I'd highly recommend this one.  Happy sewing, Messyessymakes x

I d love to see you on Instagram @Messyessymakes

Wednesday, 11 May 2016

Clearance dress re-imagined

I was in the supermarket and spotted this dress in the clearance for only £12- It was plus size with a gathered skirt so had huge amounts of Broiderie Anglaise fabric in it, lined, so I couldn't resist buying it to cut up & re-make to fit!  I had almost bought some Broiderie earlier in the day so it was a bit like fate!
 So it was the wrong size in every way so I cut out all the different elements - I carefully removed the sleeves by cutting as close to the seam as I could (with a view to re-using them), I cut the  skirt off from the waistband, then I cut down the side seams of the bodice, leaving only the shoulder seam intact.  I kept the lining & top fabric together at all times as I wanted to keep it lined
First job was to fit the bodice, so I put it on my dress form inside out.  Firstly I pinned in some darts at front and back to get the fit right.  There was the nice detailing in the pattern down the front & back so I got the darts as close as I could manage to those, without going over them so I kept that looking good.  Once the darts were pinned, I then realised the shoulders were a bit low (armholes were too low) so I took up the shoulder seam a bit to get it all into the right position.  Final job fitting the bodice was to then fit the side seams.  The dress form makes this super easy...

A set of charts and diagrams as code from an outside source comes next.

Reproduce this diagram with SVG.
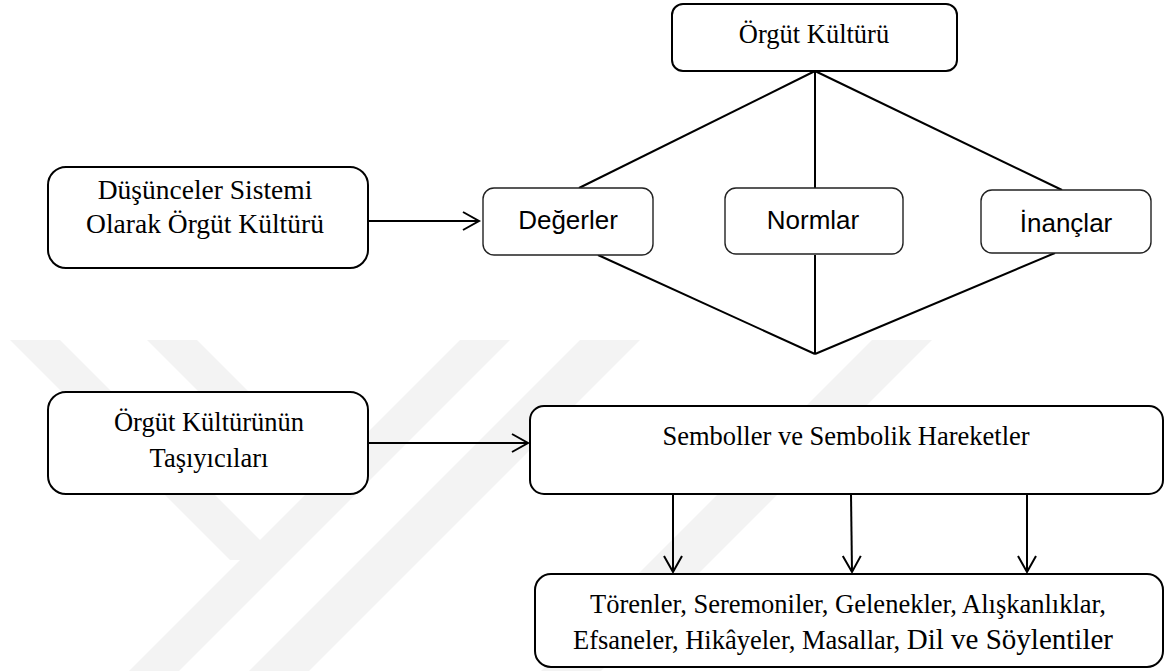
<svg xmlns="http://www.w3.org/2000/svg" width="1168" height="671" viewBox="0 0 1168 671">
<defs>
<style>
.wm{fill:#f3f3f3;stroke:none}
.box{fill:#fff;stroke:#000;stroke-width:2}
.sbox{fill:#fff;stroke:#222;stroke-width:1.4}
.ln{fill:none;stroke:#000;stroke-width:2}
.serif{font-family:"Liberation Serif","Times New Roman",serif;font-size:26.5px;fill:#000;text-anchor:middle}
.big{font-size:27.5px}
.sans{font-family:"Liberation Sans",Arial,sans-serif;font-size:26px;fill:#000;text-anchor:middle}
</style>
<marker id="ah" markerWidth="20" markerHeight="22" refX="17" refY="10" orient="auto" markerUnits="userSpaceOnUse">
<path d="M1,1 L17,10 L1,19" fill="none" stroke="#000" stroke-width="2"/>
</marker>
</defs>
<rect width="1168" height="671" fill="#fff"/>
<g id="watermark">
<polygon class="wm" points="10,340 60,340 280,560 230,560"/>
<polygon class="wm" points="460,340 510,340 179,671 129,671"/>
<polygon class="wm" points="147,340 197,340 352,495 302,495"/>
<polygon class="wm" points="580,340 640,340 309,671 249,671"/>
<polygon class="wm" points="872,340 932,340 601,671 541,671"/>
</g>
<g id="connectors">
<line class="ln" x1="815" y1="71" x2="579" y2="188"/>
<line class="ln" x1="815" y1="71" x2="815" y2="188"/>
<line class="ln" x1="815" y1="71" x2="1062" y2="190"/>
<line class="ln" x1="598" y1="255" x2="815" y2="354"/>
<line class="ln" x1="815" y1="255" x2="815" y2="354"/>
<line class="ln" x1="1055" y1="253" x2="815" y2="354"/>
<line class="ln" x1="368" y1="221" x2="479" y2="221" marker-end="url(#ah)"/>
<line class="ln" x1="368" y1="443" x2="528" y2="443" marker-end="url(#ah)"/>
<line class="ln" x1="673" y1="494" x2="673" y2="572" marker-end="url(#ah)"/>
<line class="ln" x1="851" y1="494" x2="852" y2="572" marker-end="url(#ah)"/>
<line class="ln" x1="1027" y1="494" x2="1027" y2="572" marker-end="url(#ah)"/>
</g>
<g id="orgut-kulturu">
<rect class="box" x="672" y="4" width="285" height="67" rx="11"/>
<text class="serif" x="814" y="43">Örgüt Kültürü</text>
</g>
<g id="dusunceler">
<rect class="box" x="48" y="167" width="320" height="101" rx="18"/>
<text class="serif big" x="205" y="199">Düşünceler Sistemi</text>
<text class="serif big" x="205" y="233">Olarak Örgüt Kültürü</text>
</g>
<g id="degerler">
<rect class="sbox" x="483" y="188" width="170" height="67" rx="11"/>
<text class="sans" x="568" y="229">Değerler</text>
</g>
<g id="normlar">
<rect class="sbox" x="725" y="188" width="178" height="66" rx="11"/>
<text class="sans" x="813" y="229">Normlar</text>
</g>
<g id="inanclar">
<rect class="sbox" x="981" y="190" width="170" height="63" rx="11"/>
<text class="sans" x="1066" y="232">İnançlar</text>
</g>
<g id="tasiyicilar">
<rect class="box" x="48" y="392" width="320" height="102" rx="18"/>
<text class="serif" x="209" y="431">Örgüt Kültürünün</text>
<text class="serif" x="209" y="467">Taşıyıcıları</text>
</g>
<g id="semboller">
<rect class="box" x="530" y="406" width="633" height="88" rx="14"/>
<text class="serif" x="846" y="445">Semboller ve Sembolik Hareketler</text>
</g>
<g id="torenler">
<rect class="box" x="535" y="574" width="628" height="93" rx="16"/>
<text class="serif" x="848" y="613">Törenler, Seremoniler, Gelenekler, Alışkanlıklar,</text>
<text class="serif" x="843" y="649">Efsaneler, Hikâyeler, Masallar, <tspan font-size="29px">Dil ve Söylentiler</tspan></text>
</g>
</svg>
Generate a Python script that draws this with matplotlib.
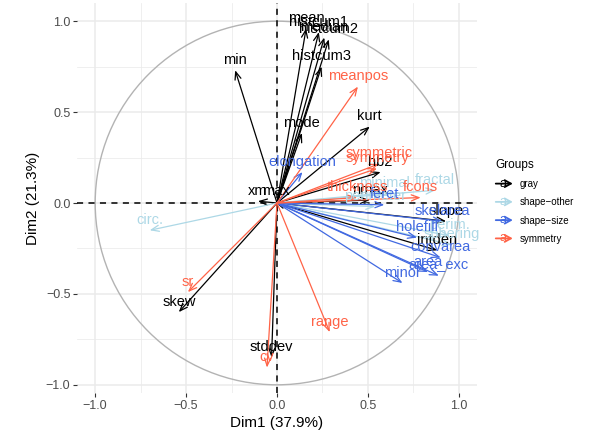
import matplotlib
matplotlib.use("Agg")
import matplotlib.pyplot as plt
import numpy as np
from matplotlib.patches import Circle, FancyArrowPatch
from matplotlib.lines import Line2D
from matplotlib.text import Text
from matplotlib.legend_handler import HandlerBase

plt.rcParams['font.family'] = ['Liberation Sans', 'DejaVu Sans']

# ---- data (variable coordinates on Dim1 / Dim2) ----
gray_names = ["mean", "histcum1", "median", "histcum2", "histcum3", "min", "mode",
              "kurt", "skew", "stddev", "xm", "max", "hb2", "nmax", "slope", "intden"]
gray_x = [0.16, 0.23, 0.26, 0.285, 0.245, -0.23, 0.137, 0.51, -0.54, -0.03, -0.105,
          -0.005, 0.57, 0.51, 0.93, 0.88]
gray_y = [0.96, 0.94, 0.91, 0.90, 0.75, 0.73, 0.385, 0.42, -0.60, -0.85, 0.01,
          0.01, 0.17, 0.016, -0.10, -0.26]

other_names = ["circ.", "fractal", "minimal", "perimeter", "perim.", "sphering"]
other_x = [-0.70, 0.87, 0.59, 0.54, 0.95, 0.96]
other_y = [-0.15, 0.07, 0.055, -0.02, -0.18, -0.23]

size_names = ["elongation", "feret", "skelarea", "holefill", "convarea", "area",
              "area_exc", "minor"]
size_x = [0.14, 0.59, 0.91, 0.77, 0.90, 0.83, 0.89, 0.69]
size_y = [0.17, -0.01, -0.10, -0.19, -0.30, -0.38, -0.40, -0.44]

sym_names = ["meanpos", "symmetric", "symmetry", "thickness", "fcons", "sr", "cv", "range"]
sym_x = [0.445, 0.56, 0.55, 0.44, 0.79, -0.49, -0.055, 0.29]
sym_y = [0.64, 0.215, 0.19, 0.03, 0.03, -0.49, -0.905, -0.71]

group_labels = ["gray", "shape\u2212other", "shape\u2212size", "symmetry"]
group_colors = ["#000000", "#ADD8E6", "#4169E1", "#FF6347"]

groups = [
    (gray_names, gray_x, gray_y),
    (other_names, other_x, other_y),
    (size_names, size_x, size_y),
    (sym_names, sym_x, sym_y),
]

W, H = 603, 447
fig = plt.figure(figsize=(W / 100, H / 100), dpi=100)
ax = fig.add_axes([77 / W, 1 - 393 / H, 400 / W, 390 / H])
ax.set_xlim(-1.1, 1.1)
ax.set_ylim(-1.045, 1.1)

# grid
for v in [-1, -0.5, 0, 0.5, 1]:
    ax.axvline(v, color="#EBEBEB", lw=1.1, zorder=0)
    ax.axhline(v, color="#EBEBEB", lw=1.1, zorder=0)
for v in [-0.75, -0.25, 0.25, 0.75]:
    ax.axvline(v, color="#EBEBEB", lw=0.55, zorder=0)
    ax.axhline(v, color="#EBEBEB", lw=0.55, zorder=0)

ax.add_patch(Circle((0, 0), 1, fill=False, color="#B3B3B3", lw=1.0, zorder=1))
ax.axhline(0, color="black", lw=1.1, ls=(0, (4, 3.5)), zorder=2)
ax.axvline(0, color="black", lw=1.1, ls=(0, (4, 3.5)), zorder=2)

for (names, xs, ys), col in zip(groups, group_colors):
    for x, y in zip(xs, ys):
        ax.annotate("", xy=(x, y), xytext=(0, 0),
                    arrowprops=dict(arrowstyle="->,head_length=0.55,head_width=0.22",
                                    color=col, lw=0.9, shrinkA=0, shrinkB=0,
                                    mutation_scale=10), zorder=3)
for (names, xs, ys), col in zip(groups, group_colors):
    for n, x, y in zip(names, xs, ys):
        ax.annotate(n, xy=(x, y), xytext=(0, 7.5), textcoords="offset points",
                    ha="center", va="center", fontsize=10.5, color=col, zorder=4)

for s in ax.spines.values():
    s.set_visible(False)
ticks = [-1.0, -0.5, 0.0, 0.5, 1.0]
ax.set_xticks(ticks)
ax.set_yticks(ticks)
ax.set_xticklabels(["\u22121.0", "\u22120.5", "0.0", "0.5", "1.0"])
ax.set_yticklabels(["\u22121.0", "\u22120.5", "0.0", "0.5", "1.0"])
ax.tick_params(axis="both", length=2.75, width=0.8, color="#333333",
               labelcolor="#4D4D4D", labelsize=9, pad=2)
ax.set_xlabel("Dim1 (37.9%)", fontsize=11, labelpad=3)
ax.set_ylabel("Dim2 (21.3%)", fontsize=11, labelpad=4)


class ArrowTextHandler(HandlerBase):
    def create_artists(self, legend, orig_handle, xdescent, ydescent, width, height,
                       fontsize, trans):
        col = orig_handle.get_color()
        yc = height / 2 - ydescent
        arr = FancyArrowPatch((-xdescent, yc), (-xdescent + width, yc),
                              arrowstyle="->,head_length=0.45,head_width=0.25",
                              color=col, lw=1.3, mutation_scale=10,
                              shrinkA=0, shrinkB=0, transform=trans)
        t = Text(-xdescent + width * 0.42, yc, "a", color=col, ha="center", va="center",
                 fontsize=9, transform=trans)
        return [arr, t]


handles = [Line2D([], [], color=c) for c in group_colors]
leg = fig.legend(handles, group_labels, loc="upper left",
                 bbox_to_anchor=(487 / W, 1 - 150 / H), frameon=False,
                 title="Groups", title_fontsize=8.5, fontsize=7,
                 handler_map={Line2D: ArrowTextHandler()}, handlelength=1.75,
                 handletextpad=0.7, labelspacing=0.85, alignment="left")

fig.savefig("out.png", dpi=100)
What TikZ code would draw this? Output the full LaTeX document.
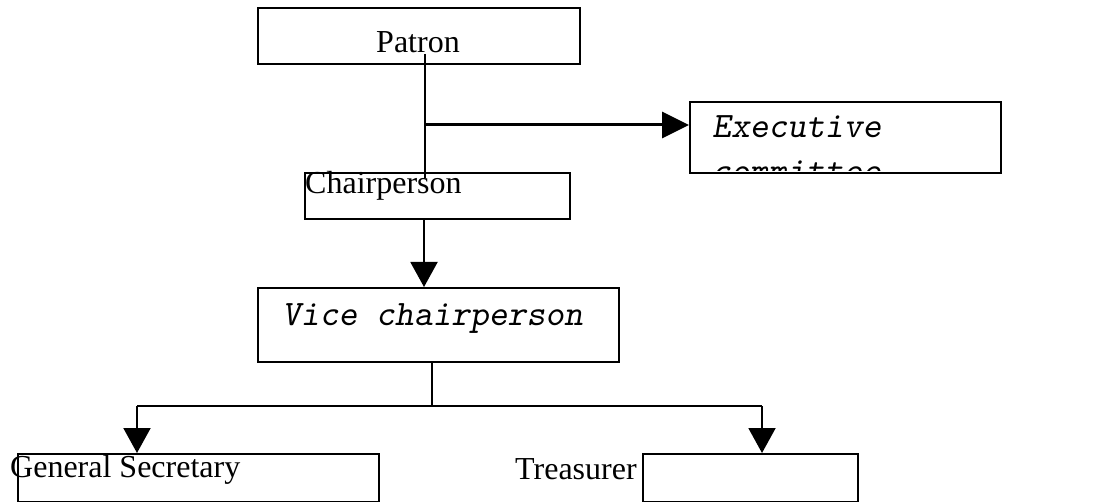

Once I was happy with the fit on the bodice, I moved to the skirt.  Just look how much fabric I had to play with!!
I cut the skirt down the side seams given it needed a lot of reshaping & I decided I would put pleats, directly aligned with the bodice detailing.  I also matched up the zig zag of the pattern top & skirt.  I marked the mid point on the fabric, then measured out to the pleats on either side.  I made the pleats 12cm each, so folded over at 6 cm and sewed down for 15cm.  I then pressed it open & sewed it open.

I then shaped darts into the back skirt piece &  using the dress form again & fitting it to the bodice sewed the side seams back together.     Whilst working on it, I sewed the lining to the top fabric down all the seams so it didn't move: 

Next job was simply attaching the bodice & skirt.

Next job the sleeves.  I basically just cut the arm hole so it was in the right place on the bodice & then re-attached the sleeves  on all sides but at the top - as you can see there was a lot of extra fabric there:

I then just put in a pleat to take in the extra fabric, aligned with the shoulder seam:

I wanted to add some detailing to jazz it up a bit and I had the wonderful thick ribbon I bought recently - so that was destined for the waistband!  Here I first just pinned it on to check that it was sitting right, then I stitched it carefully in cream down the cream stripes top & bottom of the ribbon.

And it was nearly finished!!  I had originally planned not to touch the hem (lazy :), but I realised it was just too long so I did cut it and re-hemmed  it to the right length.  And a zip had to go in-, down the side seam (site of the original zip but a lot further in) big job was lining the ribbon up so the stripes sat well - it would look terrible if that was off (well it was off the first time I tacked it and it did look awful, but I got it right with a bit of alteration)

So then it was finished- except I felt the sleeve was a bit boring, so I went for a bit of added detail and made a placket to add to it using a small button:

And then it really was finished!! I thought it may have been a quick project given I was starting from a finished dress, but I re did everything apart from the neckline & avoiding to make a separate lining- but it is a very cost effective dress and I like it a lot !!!